Controversial reform in education
The PP blocks the reproof of Wert, but in its ranks there is no consensus on his proposals
The Popular Party (PP) has blocked the first parliamentary motion of censure brought against a minister of the PP government of Mariano Rajoy. For a day the Socialist Party managed to heat up the congressional atmosphere, presenting this motion against the Education Minister José Ignacio Wert, which was seconded by the left and by the regional nationalists.
The opposition, as the parliamentary debate made clear, believes that Wert’s educational reform, together with recent budget cuts, threatens the quality of the Spanish educational system, and tends to a recentralization of that system in that it amplifies the common Spain-wide curriculum. This would, for example — as the minister himself put it — “Hispanicize” Catalan schoolchildren, who in recent years have been receiving some content of immersion courses in the Catalan language.

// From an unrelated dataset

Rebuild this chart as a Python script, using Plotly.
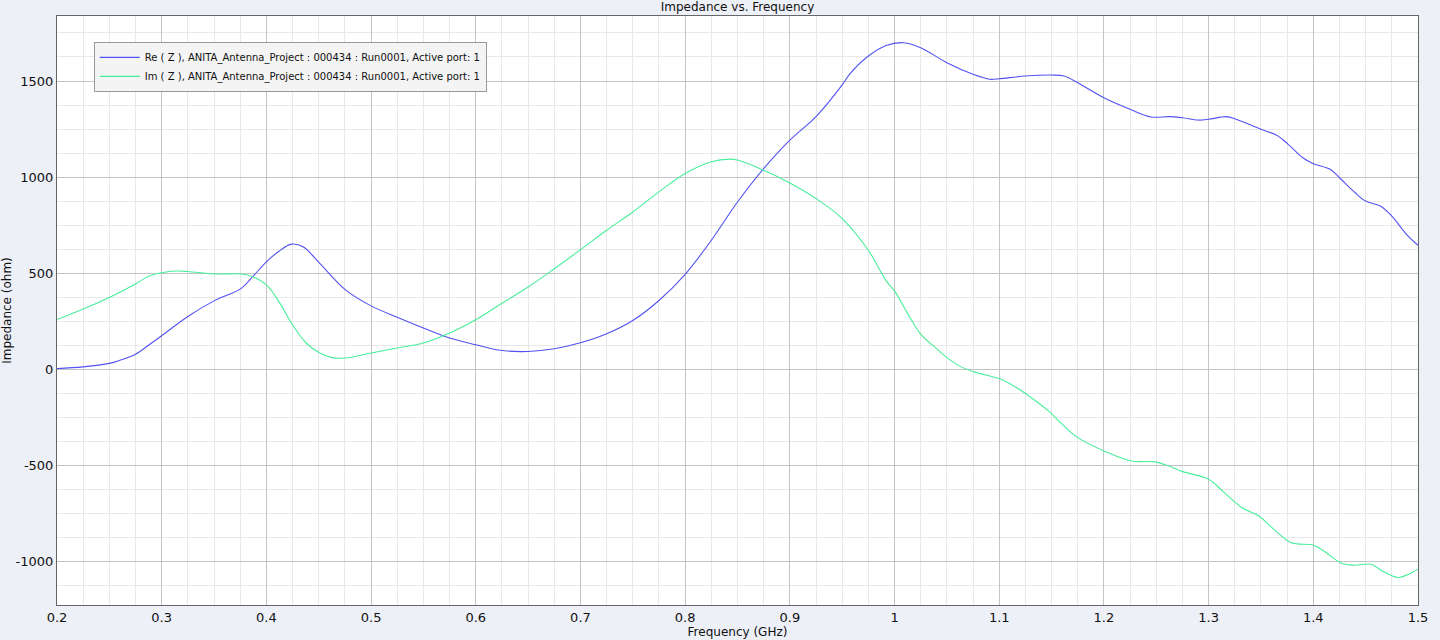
import plotly.graph_objects as go

# Frequency (GHz) and impedance (ohm)
freq_re = [0.2, 0.225, 0.25, 0.26, 0.275, 0.288, 0.3, 0.325, 0.35, 0.376, 0.387, 0.4,
           0.412, 0.424, 0.435, 0.451, 0.475, 0.5, 0.525, 0.55, 0.575, 0.6, 0.623,
           0.65, 0.675, 0.7, 0.725, 0.75, 0.775, 0.8, 0.825, 0.85, 0.875, 0.9,
           0.925, 0.95, 0.957, 0.975, 0.992, 1.009, 1.025, 1.05, 1.075, 1.091, 1.1,
           1.125, 1.15, 1.162, 1.175, 1.2, 1.225, 1.245, 1.263, 1.275, 1.29, 1.3,
           1.317, 1.325, 1.35, 1.365, 1.376, 1.39, 1.4, 1.416, 1.426, 1.44, 1.45,
           1.464, 1.475, 1.489, 1.5]
re_z = [5, 14, 32, 48, 80, 129, 176, 276, 357, 422, 483, 560,
        615, 652, 638, 552, 417, 331, 272, 216, 164, 129, 100,
        94, 108, 139, 186, 255, 359, 495, 672, 871, 1045, 1193,
        1315, 1480, 1535, 1630, 1685, 1699, 1673, 1595, 1535, 1509, 1512,
        1526, 1531, 1526, 1491, 1413, 1353, 1313, 1315, 1309, 1297, 1301,
        1315, 1304, 1249, 1218, 1171, 1101, 1070, 1041, 992, 919, 876,
        850, 798, 703, 646]

freq_im = [0.2, 0.225, 0.25, 0.275, 0.288, 0.3, 0.314, 0.325, 0.35, 0.376, 0.387,
           0.4, 0.412, 0.424, 0.438, 0.451, 0.463, 0.475, 0.5, 0.525, 0.55, 0.575,
           0.6, 0.623, 0.65, 0.675, 0.7, 0.725, 0.75, 0.775, 0.8, 0.825, 0.842,
           0.85, 0.875, 0.9, 0.925, 0.95, 0.975, 0.992, 1.0, 1.012, 1.025, 1.039,
           1.052, 1.065, 1.076, 1.1, 1.111, 1.126, 1.147, 1.16, 1.175, 1.2, 1.226,
           1.249, 1.262, 1.276, 1.3, 1.315, 1.332, 1.348, 1.364, 1.379, 1.4, 1.41,
           1.427, 1.439, 1.455, 1.466, 1.481, 1.493, 1.5]
im_z = [260, 315, 375, 445, 486, 503, 512, 510, 497, 497, 483,
        440, 353, 241, 138, 86, 62, 60, 86, 112, 138, 190,
        259, 338, 429, 524, 623, 724, 819, 924, 1019, 1080, 1094,
        1089, 1036, 970, 889, 785, 620, 461, 409, 296, 184, 114,
        54, 10, -12, -47, -76, -128, -215, -284, -354, -423, -475,
        -480, -501, -532, -570, -640, -718, -761, -839, -900, -913, -943,
        -1007, -1017, -1012, -1047, -1081, -1059, -1038]

y_ticks = [-1000, -500, 0, 500, 1000, 1500]
x_ticks = [0.2, 0.3, 0.4, 0.5, 0.6, 0.7, 0.8, 0.9, 1.0, 1.1, 1.2, 1.3, 1.4, 1.5]
x_ticklabels = ["0.2", "0.3", "0.4", "0.5", "0.6", "0.7", "0.8", "0.9", "1",
                "1.1", "1.2", "1.3", "1.4", "1.5"]

label_re = "Re ( Z ), ANITA_Antenna_Project : 000434 : Run0001, Active port: 1"
label_im = "Im ( Z ), ANITA_Antenna_Project : 000434 : Run0001, Active port: 1"

FONT = "DejaVu Sans"

fig = go.Figure()
fig.add_trace(go.Scatter(x=freq_re, y=re_z, mode="lines", name=label_re,
                         line=dict(color="#5252f2", width=1.1, shape="spline", smoothing=1.0)))
fig.add_trace(go.Scatter(x=freq_im, y=im_z, mode="lines", name=label_im,
                         line=dict(color="#48ee9a", width=1.1, shape="spline", smoothing=1.0)))

axis_common = dict(
    showline=True, linecolor="#666666", linewidth=1, mirror=True,
    showgrid=True, gridcolor="#c4c4c4", gridwidth=1,
    zeroline=False, ticks="", automargin=False,
    tickfont=dict(family=FONT, size=13, color="#111111"),
)

fig.update_xaxes(
    range=[0.2, 1.5], tickmode="array", tickvals=x_ticks, ticktext=x_ticklabels,
    minor=dict(dtick=0.025, tick0=0.2, showgrid=True, gridcolor="#e8e8e8", gridwidth=1),
    title=dict(text="Frequency (GHz)", font=dict(family=FONT, size=12, color="#111111"), standoff=2),
    **axis_common,
)
fig.update_yaxes(
    range=[-1224, 1838], tickmode="array", tickvals=y_ticks,
    ticktext=[str(v) for v in y_ticks],
    minor=dict(dtick=125, tick0=0, showgrid=True, gridcolor="#e8e8e8", gridwidth=1),
    title=dict(text="Impedance (ohm)", font=dict(family=FONT, size=12, color="#111111"), standoff=2),
    **axis_common,
)

fig.update_layout(
    width=1440, height=640,
    paper_bgcolor="#eef0f8", plot_bgcolor="#ffffff",
    margin=dict(l=57, r=22, t=16, b=35, autoexpand=False),
    title=dict(text="Impedance vs. Frequency", x=0.5, xref="paper", xanchor="center",
               y=(640 - 7) / 640, yref="container", yanchor="middle", automargin=False,
               font=dict(family=FONT, size=12, color="#111111")),
    legend=dict(x=0.027, y=0.956, xanchor="left", yanchor="top",
                bgcolor="#f4f4f4", bordercolor="#999999", borderwidth=1,
                font=dict(family=FONT, size=10, color="#111111"),
                itemwidth=40, tracegroupgap=0),
    showlegend=True,
)

fig.write_html("out.html", config={"displayModeBar": False},
               post_script="document.body.style.margin='0';document.body.style.overflow='hidden';")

The PP’s clear parliamentary majority has been sufficient to prevent the approval of a reproof which, in any case, is only of a symbolic nature.
Nor, however, in the governing party is there any solid consensus on the reforms being proposed by the minister. Within the PP the reasons for discrepancy are different from those voiced by other political formations, but the disagreement complicates the political situation of a minister who has already been arousing widespread rejection throughout the educational community.

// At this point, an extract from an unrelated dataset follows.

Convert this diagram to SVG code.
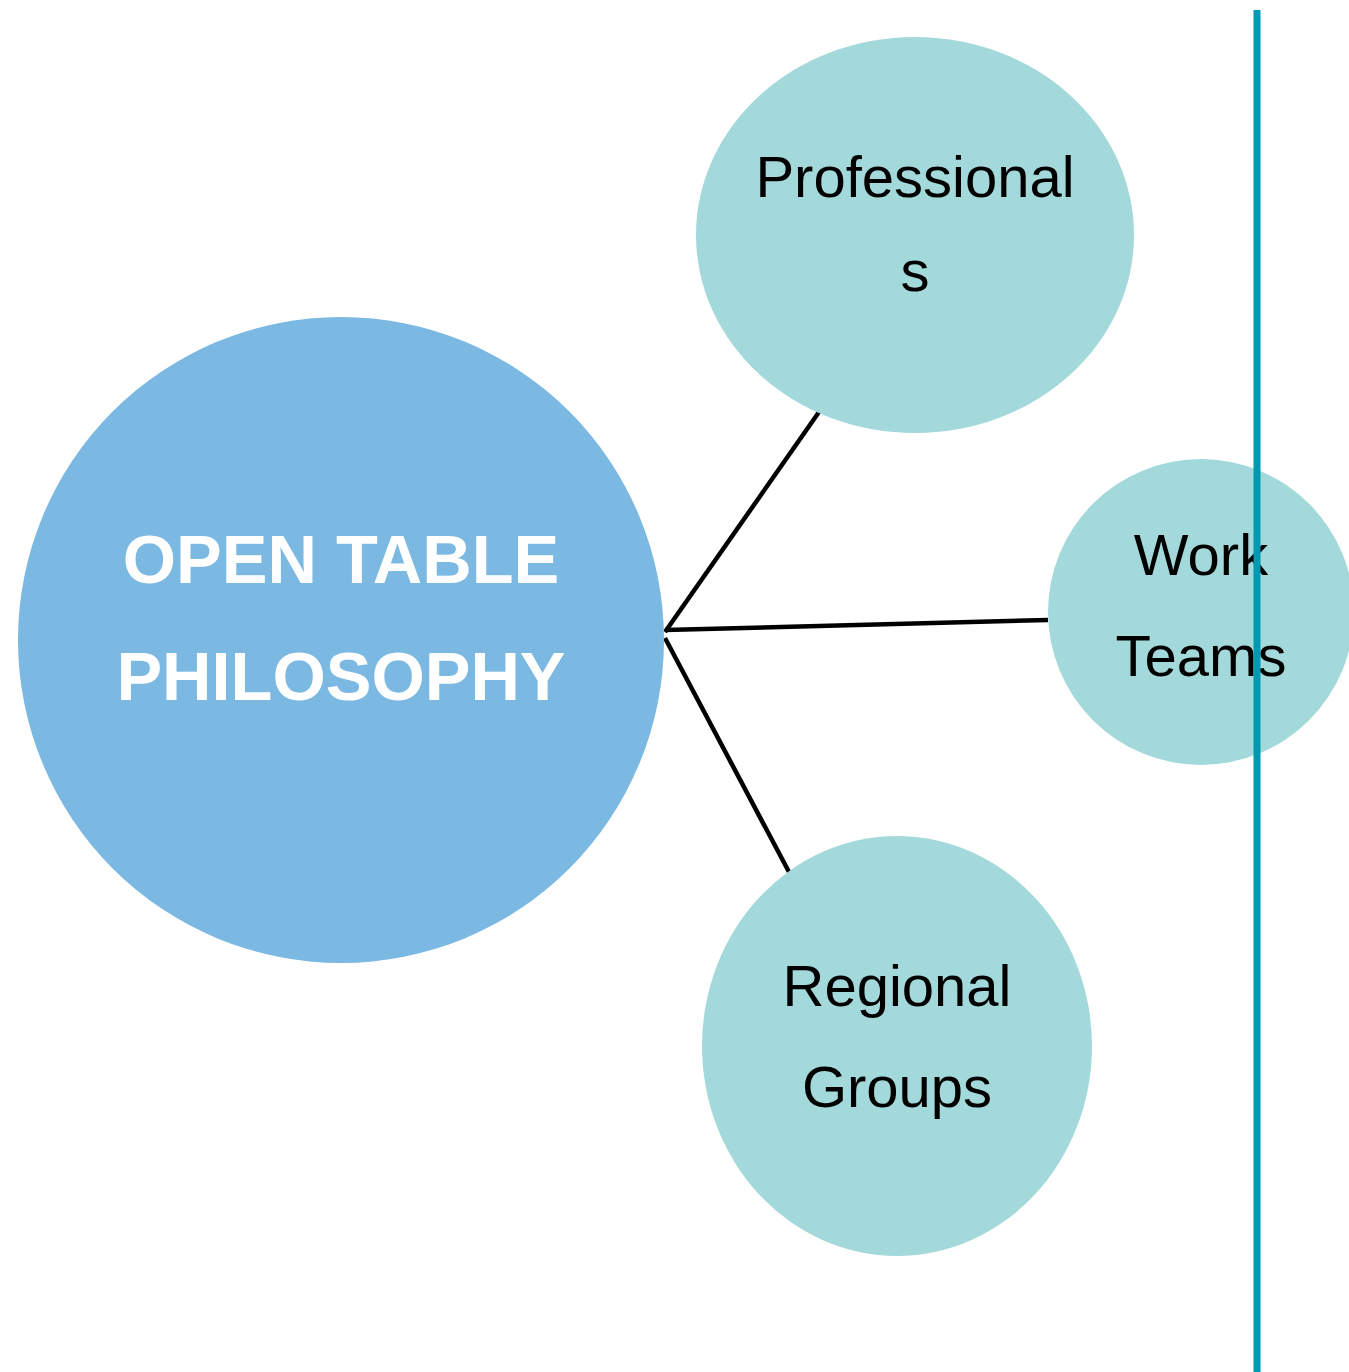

This rejection now extends to the parents of schoolchildren, who, some weeks ago, in an unprecedented decision, joined the university students’ strike against Wert and his proposed measures. The PP, by way of its education commissioners in the regional governments, is demanding more subsidies for (mostly Catholic) private schools, and is concerned about the cost of the external validation exams that the minister wishes to impose at the end of the primary and secondary stages of schooling. These criticisms — some shared by the Socialists — have at least moved Wert to widen the margin for debate, which is positive.
The problem is that his reform, as it now stands, is not, as it claims to be, a law essentially aimed at improving the quality of education. Some proposals, though questionable, are determined by budget restrictions — fewer teachers, more pupils per class. Others, such as the continuance of public subsidies to Church-run schools segregated by sex, the streaming that would oblige pupils to decide at an early age between vocational and academic lines, and the recentralization of curriculum content, cannot really be said to constitute improvements, and, besides, since they are being colored with rightist ideology, threaten certain aspects of the system.
Meanwhile, Wert’s failure to appear at the parliamentary plenary session where the motion for his censure was debated, and his public remarks on how boring the parliamentary voting process can be, add up to one further detail of his professional style that does not help to ease the general tension.